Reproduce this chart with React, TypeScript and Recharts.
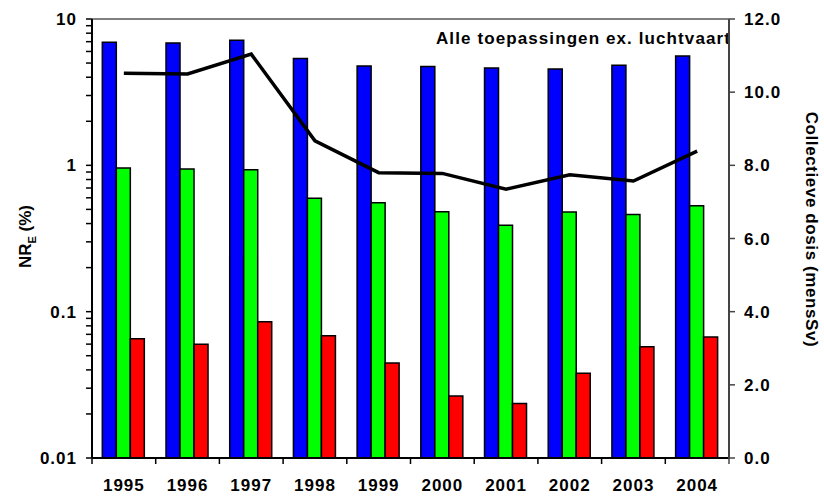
import React from 'react';
import {
    ComposedChart, Bar, Line, XAxis, YAxis, ReferenceLine
} from 'recharts';

const YEARS = ['1995', '1996', '1997', '1998', '1999', '2000', '2001', '2002', '2003', '2004'];
const BLUE = [6.93, 6.85, 7.15, 5.38, 4.77, 4.74, 4.62, 4.55, 4.83, 5.58];
const GREEN = [0.96, 0.944, 0.933, 0.595, 0.555, 0.482, 0.389, 0.48, 0.462, 0.53];
const RED = [0.0653, 0.06, 0.0853, 0.0684, 0.0446, 0.0265, 0.0236, 0.038, 0.0575, 0.067];
const DOSE = [10.52, 10.5, 11.04, 8.67, 7.8, 7.78, 7.35, 7.74, 7.57, 8.39];

const LEFT_TICKS = [
    0.01, 0.02, 0.03, 0.04, 0.05, 0.06, 0.07, 0.08, 0.09,
    0.1, 0.2, 0.3, 0.4, 0.5, 0.6, 0.7, 0.8, 0.9,
    1, 2, 3, 4, 5, 6, 7, 8, 9, 10,
];
const MAJOR = ['0.01', '0.1', '1', '10'];
const RIGHT_TICKS = [0, 2, 4, 6, 8, 10, 12];

const DATA = YEARS.map((year, i) => ({
    year, blue: BLUE[i], green: GREEN[i], red: RED[i], dose: DOSE[i],
}));

const W = 824;
const H = 500;
const LEFT_W = 92;
const RIGHT_W = 95;
const BAND = (W - LEFT_W - RIGHT_W) / YEARS.length;
const FONT = '"Liberation Sans", Arial, sans-serif';
const tickStyle = { fill: '#000', fontSize: 17, fontWeight: 700, fontFamily: FONT, letterSpacing: 1 };

function YearTick(props: any) {
    const { x, y, payload, index } = props;
    const left = x - BAND / 2;
    return (
        <g>
            <line x1={left} y1={y} x2={left} y2={y + 6} stroke="#000" strokeWidth={1.5} />
            {index === YEARS.length - 1 && (
                <line x1={left + BAND} y1={y} x2={left + BAND} y2={y + 6} stroke="#444" strokeWidth={1.5} />
            )}
            <text x={x} y={y + 33} textAnchor="middle" {...tickStyle}>{payload.value}</text>
        </g>
    );
}

// log axis: every tick gets a short line, only the decades get a label
function LogTick(props: any) {
    const { x, y, payload } = props;
    const label = String(payload.value);
    return (
        <g>
            <line x1={x - 6} y1={y} x2={x} y2={y} stroke="#000" strokeWidth={1.5} />
            {MAJOR.includes(label) && (
                <text x={x - 15} y={y} dy="0.36em" textAnchor="end" {...tickStyle}>{label}</text>
            )}
        </g>
    );
}

function LeftLabel(props: any) {
    const { viewBox } = props;
    const cx = 25;
    const cy = viewBox.y + viewBox.height / 2 - 2;
    return (
        <text transform={`translate(${cx},${cy}) rotate(-90)`} textAnchor="middle" dy="0.35em"
            fill="#000" fontSize={17} fontWeight={700} fontFamily={FONT}>
            NR<tspan fontSize={11} dy={5}>E</tspan><tspan dy={-5}> (%)</tspan>
        </text>
    );
}

function RightLabel(props: any) {
    const { viewBox } = props;
    const cx = 812;
    const cy = viewBox.y + viewBox.height / 2 - 9;
    return (
        <text transform={`translate(${cx},${cy}) rotate(90)`} textAnchor="middle" dy="0.35em"
            fill="#000" fontSize={17} fontWeight={700} fontFamily={FONT} letterSpacing={0.6}>
            Collectieve dosis (mensSv)
        </text>
    );
}

export default function App() {
    return (
        <div style={{ position: 'absolute', left: 0, top: 0, width: W, height: H, background: '#fff' }}>
            <ComposedChart width={W} height={H} data={DATA}
                margin={{ top: 19, right: 0, bottom: 0, left: 0 }}
                barCategoryGap="16.2%" barGap={0}>
                <XAxis dataKey="year" height={42} tickLine={false} tickSize={0} tickMargin={0}
                    axisLine={{ stroke: '#000', strokeWidth: 2 }} tick={<YearTick />} interval={0} />
                <YAxis yAxisId="left" type="number" scale="log" domain={[0.01, 10]} ticks={LEFT_TICKS}
                    allowDataOverflow width={LEFT_W} interval={0}
                    tickSize={0} tickMargin={0} tickLine={false}
                    axisLine={{ stroke: '#000', strokeWidth: 2 }}
                    tick={<LogTick />}
                    label={<LeftLabel />} />
                <YAxis yAxisId="right" orientation="right" domain={[0, 12]} ticks={RIGHT_TICKS}
                    width={RIGHT_W} interval={0} tickSize={6} tickMargin={9}
                    tickFormatter={(v: number) => v.toFixed(1)}
                    axisLine={{ stroke: '#444', strokeWidth: 2 }}
                    tickLine={{ stroke: '#444', strokeWidth: 1.5 }}
                    tick={tickStyle}
                    label={<RightLabel />} />
                <ReferenceLine yAxisId="left" y={10} stroke="#808080" strokeWidth={2} />
                <Bar yAxisId="left" dataKey="blue" fill="#0000FF" stroke="#000" strokeWidth={1.5} isAnimationActive={false} />
                <Bar yAxisId="left" dataKey="green" fill="#00FF00" stroke="#000" strokeWidth={1.5} isAnimationActive={false} />
                <Bar yAxisId="left" dataKey="red" fill="#FF0000" stroke="#000" strokeWidth={1.5} isAnimationActive={false} />
                <Line yAxisId="right" dataKey="dose" stroke="#000" strokeWidth={3.5} dot={false}
                    type="linear" isAnimationActive={false} />
                <text x={731} y={44} textAnchor="end" fill="#000" fontSize={17} fontWeight={700}
                    fontFamily={FONT} letterSpacing={1.1}>
                    Alle toepassingen ex. luchtvaart
                </text>
            </ComposedChart>
        </div>
    );
}
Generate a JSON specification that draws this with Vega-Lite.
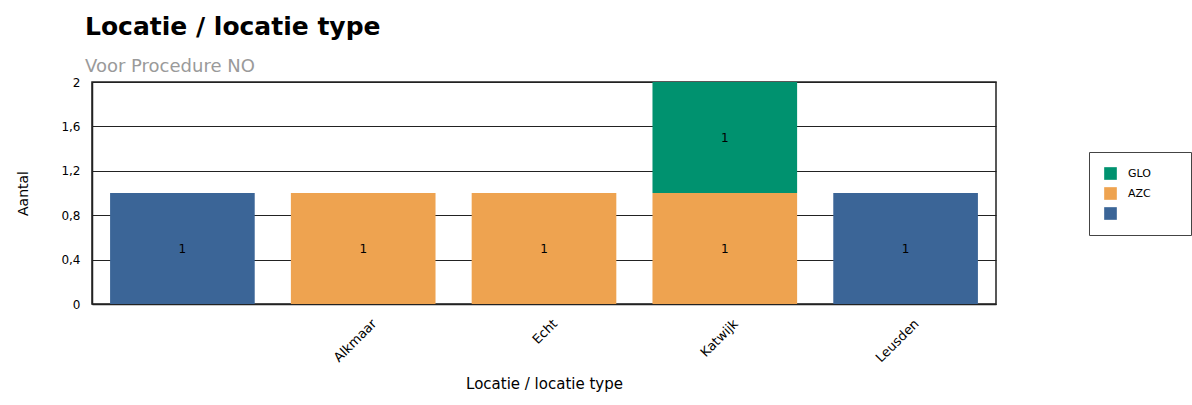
{
  "$schema": "https://vega.github.io/schema/vega-lite/v6.json",
  "autosize": {"type": "none"},
  "padding": {"left": 92, "top": 82, "right": 196, "bottom": 101},
  "width": 904,
  "height": 222,
  "background": "white",
  "title": {
    "text": "Locatie / locatie type",
    "subtitle": "Voor Procedure NO",
    "anchor": "start",
    "frame": "group",
    "dx": -7,
    "offset": 0,
    "font": "DejaVu Sans",
    "fontSize": 25,
    "fontWeight": "bold",
    "color": "#000000",
    "subtitleFont": "DejaVu Sans",
    "subtitleFontSize": 18,
    "subtitleColor": "#9a9a9a",
    "subtitlePadding": 18
  },
  "data": {
    "values": [
      {"locatie": "", "type": "", "aantal": 1},
      {"locatie": "Alkmaar", "type": "AZC", "aantal": 1},
      {"locatie": "Echt", "type": "AZC", "aantal": 1},
      {"locatie": "Katwijk", "type": "AZC", "aantal": 1},
      {"locatie": "Katwijk", "type": "GLO", "aantal": 1},
      {"locatie": "Leusden", "type": "", "aantal": 1}
    ]
  },
  "config": {
    "view": {"stroke": "#222222", "strokeWidth": 1.5},
    "axis": {
      "labelFont": "DejaVu Sans",
      "labelFontSize": 12,
      "labelColor": "#000000",
      "titleFont": "DejaVu Sans",
      "titleFontSize": 14,
      "titleFontWeight": "normal",
      "titleColor": "#000000",
      "domainColor": "#222222",
      "domainWidth": 1.5
    }
  },
  "encoding": {
    "x": {
      "field": "locatie",
      "type": "nominal",
      "sort": ["", "Alkmaar", "Echt", "Katwijk", "Leusden"],
      "scale": {"paddingInner": 0.2, "paddingOuter": 0.1},
      "axis": {
        "title": "Locatie / locatie type",
        "titleFontSize": 15,
        "labelAngle": -45,
        "labelFontSize": 13,
        "labelOffset": 7,
        "labelPadding": 13,
        "ticks": false,
        "titlePadding": 12
      }
    }
  },
  "layer": [
    {
      "mark": {"type": "bar"},
      "encoding": {
        "y": {
          "field": "aantal",
          "type": "quantitative",
          "stack": "zero",
          "scale": {"domain": [0, 2]},
          "axis": {
            "title": "Aantal",
            "values": [0, 0.4, 0.8, 1.2, 1.6, 2],
            "labelExpr": "replace(format(datum.value, '.1~f'), '.', ',')",
            "ticks": false,
            "labelPadding": 12,
            "grid": true,
            "gridColor": "#222222",
            "gridWidth": 1.2,
            "gridOpacity": 1,
            "titlePadding": 30
          }
        },
        "color": {
          "field": "type",
          "type": "nominal",
          "scale": {
            "domain": ["GLO", "AZC", ""],
            "range": ["#00926f", "#eea350", "#3b6597"]
          },
          "legend": {
            "title": null,
            "orient": "none",
            "legendX": 997,
            "legendY": 70,
            "strokeColor": "#444444",
            "padding": 15,
            "symbolType": "square",
            "symbolSize": 160,
            "symbolStrokeWidth": 0,
            "symbolOpacity": 1,
            "labelFont": "DejaVu Sans",
            "labelFontSize": 11,
            "labelColor": "#000000",
            "labelOffset": 11,
            "rowPadding": 7,
            "labelExpr": "datum.label + '\u2800\u2800\u2800'"
          }
        },
        "order": {"field": "type", "sort": "ascending"}
      }
    },
    {
      "mark": {"type": "text", "font": "DejaVu Sans", "fontSize": 12, "color": "#000000"},
      "encoding": {
        "y": {
          "field": "aantal",
          "type": "quantitative",
          "stack": "zero",
          "bandPosition": 0.5
        },
        "detail": {"field": "type"},
        "order": {"field": "type", "sort": "ascending"},
        "text": {"field": "aantal", "type": "quantitative"}
      }
    }
  ]
}
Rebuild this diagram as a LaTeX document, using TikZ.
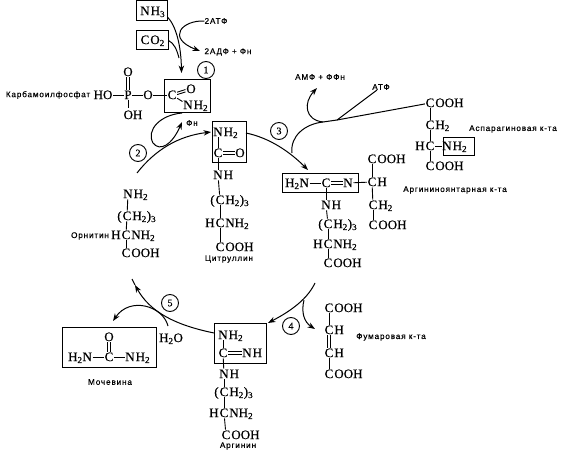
\documentclass[tikz,border=0pt]{standalone}
\usepackage{fontspec}
\setmainfont{Liberation Serif}
\newfontfamily\chemfont[FakeBold=0.5]{Liberation Serif}
\newfontfamily\labelfont[LetterSpace=10,FakeBold=0.4]{Liberation Sans}
\usetikzlibrary{arrows.meta}
\tikzset{
  atom/.style={inner sep=0.6pt, text height=8.6pt, text depth=0.4pt, font=\chemfont\fontsize{13}{15}\selectfont},
  grp/.style={inner sep=0pt, label distance=0pt, text height=8.6pt, text depth=0.4pt, font=\chemfont\fontsize{13}{15}\selectfont},
  bond/.style={line width=0.9pt},
  bondup/.style={line width=0.9pt, transform canvas={yshift=1.2pt}},
  bonddn/.style={line width=0.9pt, transform canvas={yshift=-1.2pt}},
  bondlf/.style={line width=0.9pt, transform canvas={xshift=-1.2pt}},
  bondrt/.style={line width=0.9pt, transform canvas={xshift=1.2pt}},
  molbox/.style={draw, line width=1pt, inner sep=0pt},
  num/.style={draw, circle, line width=0.9pt, minimum size=17pt, inner sep=0pt, font=\chemfont\fontsize{10}{12}\selectfont},
  tag/.style={inner sep=0pt, font=\labelfont\fontsize{8.2}{10}\selectfont},
  flow/.style={line width=1pt, -{Stealth[length=7.5pt,width=5.5pt]}},
  noflow/.style={line width=1pt}
}
\begin{document}
\begin{tikzpicture}[x=1pt, y=-1pt]
\useasboundingbox (0,0) rectangle (579,452);
% boxes
\node[molbox, minimum width=31pt, minimum height=20pt] (nhbox) at (151.5,11) {};
\node[molbox, minimum width=32pt, minimum height=19pt] (cobox) at (152,40.5) {};
\node[molbox, minimum width=46pt, minimum height=33pt] (carbox) at (187,96.5) {};
\node[molbox, minimum width=34pt, minimum height=40pt] (citbox) at (229,142) {};
\node[molbox, minimum width=76pt, minimum height=19pt] (sucbox) at (320,182.5) {};
\node[molbox, minimum width=31pt, minimum height=18pt] (aspbox) at (458.5,146) {};
\node[molbox, minimum width=52pt, minimum height=40pt] (argbox) at (240,343) {};
\node[molbox, minimum width=94pt, minimum height=40pt] (urebox) at (109,347) {};
% top of the picture
\node[atom, label={[grp]right:H\textsubscript{3}}] (nh) at (145,11) {N};
\node[atom, label={[grp]right:O\textsubscript{2}}] (co) at (145,40) {C};
\node[tag] (atp) at (216,21) {2АТФ};
\node[tag] (adp) at (228,52) {2АДФ + Фн};
\node[num] (n1) at (206,70) {1};
\coordinate (joint) at (179,58);
\coordinate (intocar) at (181.5,73);
\coordinate (adpend) at (200,51);
\draw[flow] (nhbox.east) ++(0,6) .. controls (176,26) and (181,45) .. (intocar);
\draw[noflow] (cobox.east) .. controls (174,43) and (177,50) .. (joint);
\draw[flow] (atp.west) .. controls (182,20) and (166,38) .. (adpend);
% carbamoyl phosphate
\node[tag] (carname) at (48,95) {Карбамоилфосфат};
\node[atom] (ho) at (103,95) {HO};
\node[atom] (pp) at (128,95) {P};
\node[atom] (po) at (148,95) {O};
\node[atom] (pc) at (172,95) {C};
\node[atom] (ptop) at (128,72) {O};
\node[atom] (poh) at (133,115) {OH};
\node[atom] (codo) at (191,89) {O};
\node[atom, label={[grp]right:H\textsubscript{2}}] (conh) at (188,105) {N};
\coordinate (pohtop) at (128,108);
\draw[bond] (ho) -- (pp);
\draw[bond] (pp) -- (po);
\draw[bond] (po) -- (pc);
\draw[bondlf] (pp) -- (ptop);
\draw[bondrt] (pp) -- (ptop);
\draw[bond] (pp) -- (pohtop);
\draw[bondup] (pc) -- (codo);
\draw[bonddn] (pc) -- (codo);
\draw[bond] (pc) -- (conh);
% step 2 and ornithine
\node[num] (n2) at (138,153) {2};
\coordinate (ornend) at (137,173);
\coordinate (citin) at (211,132);
\coordinate (loopstart) at (182,113);
\coordinate (loopbot) at (153,143);
\coordinate (loopend) at (182,122);
\node[tag] (fn) at (192,123) {Фн};
\draw[flow] (ornend) .. controls (155,150) and (178,136) .. (citin);
\draw[flow] (loopstart) .. controls (160,115) and (146,130) .. (loopbot) .. controls (160,152) and (172,145) .. (loopend);
\node[atom, label={[grp]right:H\textsubscript{2}}] (orna) at (128,194) {N};
\node[atom, label={[grp]right:H\textsubscript{2})\textsubscript{3}}] (ornb) at (127,216) {C};
\node[grp, anchor=east] (ornpar) at (ornb.west) {(};
\node[atom, label={[grp]left:H}, label={[grp]right:NH\textsubscript{2}}] (ornc) at (126,235) {C};
\node[atom, label={[grp]right:OOH}] (ornd) at (126,253) {C};
\node[tag] (ornname) at (90,236) {Орнитин};
\draw[bond] (orna) -- (ornb);
\draw[bond] (ornb) -- (ornc);
\draw[bond] (ornc) -- (ornd);
% citrulline
\node[atom, label={[grp]right:H\textsubscript{2}}] (cita) at (218,132) {N};
\node[atom] (citb) at (218,153) {C};
\node[atom] (citbo) at (240,153) {O};
\node[atom, label={[grp]right:H}] (citc) at (218,175) {N};
\node[atom, label={[grp]right:H\textsubscript{2})\textsubscript{3}}] (citd) at (220,200) {C};
\node[grp, anchor=east] (citpar) at (citd.west) {(};
\node[atom, label={[grp]left:H}, label={[grp]right:NH\textsubscript{2}}] (cite) at (220,223) {C};
\node[atom, label={[grp]right:OOH}] (citf) at (220,247) {C};
\node[tag] (citname) at (229,259) {Цитруллин};
\draw[bond] (cita) -- (citb);
\draw[bondup] (citb) -- (citbo);
\draw[bonddn] (citb) -- (citbo);
\draw[bond] (citb) -- (citc);
\draw[bond] (citc) -- (citd);
\draw[bond] (citd) -- (cite);
\draw[bond] (cite) -- (citf);
% step 3 and aspartate
\node[num] (n3) at (279,131) {3};
\coordinate (citout) at (246,133);
\coordinate (sucin) at (308,170);
\draw[flow] (citout) .. controls (270,138) and (290,152) .. (sucin);
\node[atom, label={[grp]right:OOH}] (aspa) at (430,103) {C};
\node[atom, label={[grp]right:H\textsubscript{2}}] (aspb) at (430,125) {C};
\node[atom, label={[grp]left:H}] (aspc) at (430,146) {C};
\node[atom, label={[grp]right:H\textsubscript{2}}] (aspn) at (447,146) {N};
\node[atom, label={[grp]right:OOH}] (aspd) at (430,166) {C};
\node[tag] (aspname) at (513,129) {Аспарагиновая к-та};
\coordinate (aspj) at (337,120);
\coordinate (ampj) at (323,122);
\coordinate (mergej) at (292,153);
\coordinate (ampend) at (317,88);
\coordinate (atpj) at (337,120);
\node[tag] (ampname) at (320,77) {АМФ + ФФн};
\node[tag] (atpname) at (381,87) {АТФ};
\draw[noflow] (aspa) -- (aspj) -- (ampj) .. controls (305,124) and (290,136) .. (mergej);
\draw[flow] (ampj) .. controls (305,120) and (303,103) .. (ampend);
\draw[noflow] (atpname) -- (atpj);
\draw[bond] (aspa) -- (aspb);
\draw[bond] (aspb) -- (aspc);
\draw[bond] (aspc) -- (aspn);
\draw[bond] (aspc) -- (aspd);
% argininosuccinate
\node[atom] (suca) at (297,183) {H\textsubscript{2}N};
\node[atom] (sucb) at (326,183) {C};
\node[atom] (succ) at (348,183) {N};
\node[atom, label={[grp]right:H}] (sucd) at (372,182) {C};
\node[atom, label={[grp]right:OOH}] (suce) at (372,159) {C};
\node[atom, label={[grp]right:H\textsubscript{2}}] (sucf) at (373,205) {C};
\node[atom, label={[grp]right:OOH}] (sucg) at (373,225) {C};
\node[atom, label={[grp]right:H}] (such) at (326,205) {N};
\node[atom, label={[grp]right:H\textsubscript{2})\textsubscript{3}}] (suci) at (328,224) {C};
\node[grp, anchor=east] (sucpar) at (suci.west) {(};
\node[atom, label={[grp]left:H}, label={[grp]right:NH\textsubscript{2}}] (sucj) at (328,244) {C};
\node[atom, label={[grp]right:OOH}] (suck) at (328,263) {C};
\node[tag] (sucname) at (455,190) {Аргининоянтарная к-та};
\draw[bond] (suca) -- (sucb);
\draw[bondup] (sucb) -- (succ);
\draw[bonddn] (sucb) -- (succ);
\draw[bond] (succ) -- (sucd);
\draw[bond] (sucd) -- (suce);
\draw[bond] (sucd) -- (sucf);
\draw[bond] (sucf) -- (sucg);
\draw[bond] (sucb) -- (such);
\draw[bond] (such) -- (suci);
\draw[bond] (suci) -- (sucj);
\draw[bond] (sucj) -- (suck);
% step 4 and fumarate
\node[num] (n4) at (291,326) {4};
\coordinate (sucout) at (315,283);
\coordinate (argin) at (268,323);
\coordinate (fumj) at (304,300);
\coordinate (fumend) at (315,329);
\draw[flow] (sucout) .. controls (306,302) and (285,314) .. (argin);
\draw[flow] (fumj) .. controls (301,312) and (304,322) .. (fumend);
\node[atom, label={[grp]right:OOH}] (fuma) at (329,308) {C};
\node[atom, label={[grp]right:H}] (fumb) at (329,330) {C};
\node[atom, label={[grp]right:H}] (fumc) at (329,353) {C};
\node[atom, label={[grp]right:OOH}] (fumd) at (329,374) {C};
\node[tag] (fumname) at (391,337) {Фумаровая к-та};
\draw[bond] (fuma) -- (fumb);
\draw[bondlf] (fumb) -- (fumc);
\draw[bondrt] (fumb) -- (fumc);
\draw[bond] (fumc) -- (fumd);
% arginine
\node[atom, label={[grp]right:H\textsubscript{2}}] (arga) at (223,335) {N};
\node[atom] (argb) at (223,353) {C};
\node[atom, label={[grp]right:H}] (argc) at (247,353) {N};
\node[atom, label={[grp]right:H}] (argd) at (224,374) {N};
\node[atom, label={[grp]right:H\textsubscript{2})\textsubscript{3}}] (arge) at (224,392) {C};
\node[grp, anchor=east] (argpar) at (arge.west) {(};
\node[atom, label={[grp]left:H}, label={[grp]right:NH\textsubscript{2}}] (argf) at (224,413) {C};
\node[atom, label={[grp]right:OOH}] (argg) at (226,435) {C};
\node[tag] (argname) at (238,446) {Аргинин};
\draw[bond] (arga) -- (argb);
\draw[bondup] (argb) -- (argc);
\draw[bonddn] (argb) -- (argc);
\draw[bond] (argb) -- (argd);
\draw[bond] (argd) -- (arge);
\draw[bond] (arge) -- (argf);
\draw[bond] (argf) -- (argg);
% step 5 and urea
\node[num] (n5) at (170,303) {5};
\node[atom] (water) at (171,338) {H\textsubscript{2}O};
\coordinate (argout) at (214,333);
\coordinate (ornmid) at (135,285);
\coordinate (ornin) at (132,279);
\coordinate (waterup) at (168,326);
\coordinate (ureend) at (113,321);
\draw[flow] (argout) .. controls (175,325) and (150,312) .. (ornmid);
\draw[noflow] (ornmid) -- (ornin);
\draw[flow] (waterup) .. controls (163,306) and (130,296) .. (ureend);
\node[atom] (urea) at (80,357) {H\textsubscript{2}N};
\node[atom] (ureb) at (109,357) {C};
\node[atom] (urec) at (109,337) {O};
\node[atom, label={[grp]right:H\textsubscript{2}}] (ured) at (130,357) {N};
\node[tag] (urename) at (110,382) {Мочевина};
\draw[bond] (urea) -- (ureb);
\draw[bondlf] (ureb) -- (urec);
\draw[bondrt] (ureb) -- (urec);
\draw[bond] (ureb) -- (ured);
\end{tikzpicture}
\end{document}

========================

■ The exercise
Find every line in the listing that holds the string "React", then say how many there are as a bare number.

■ Expected answer
2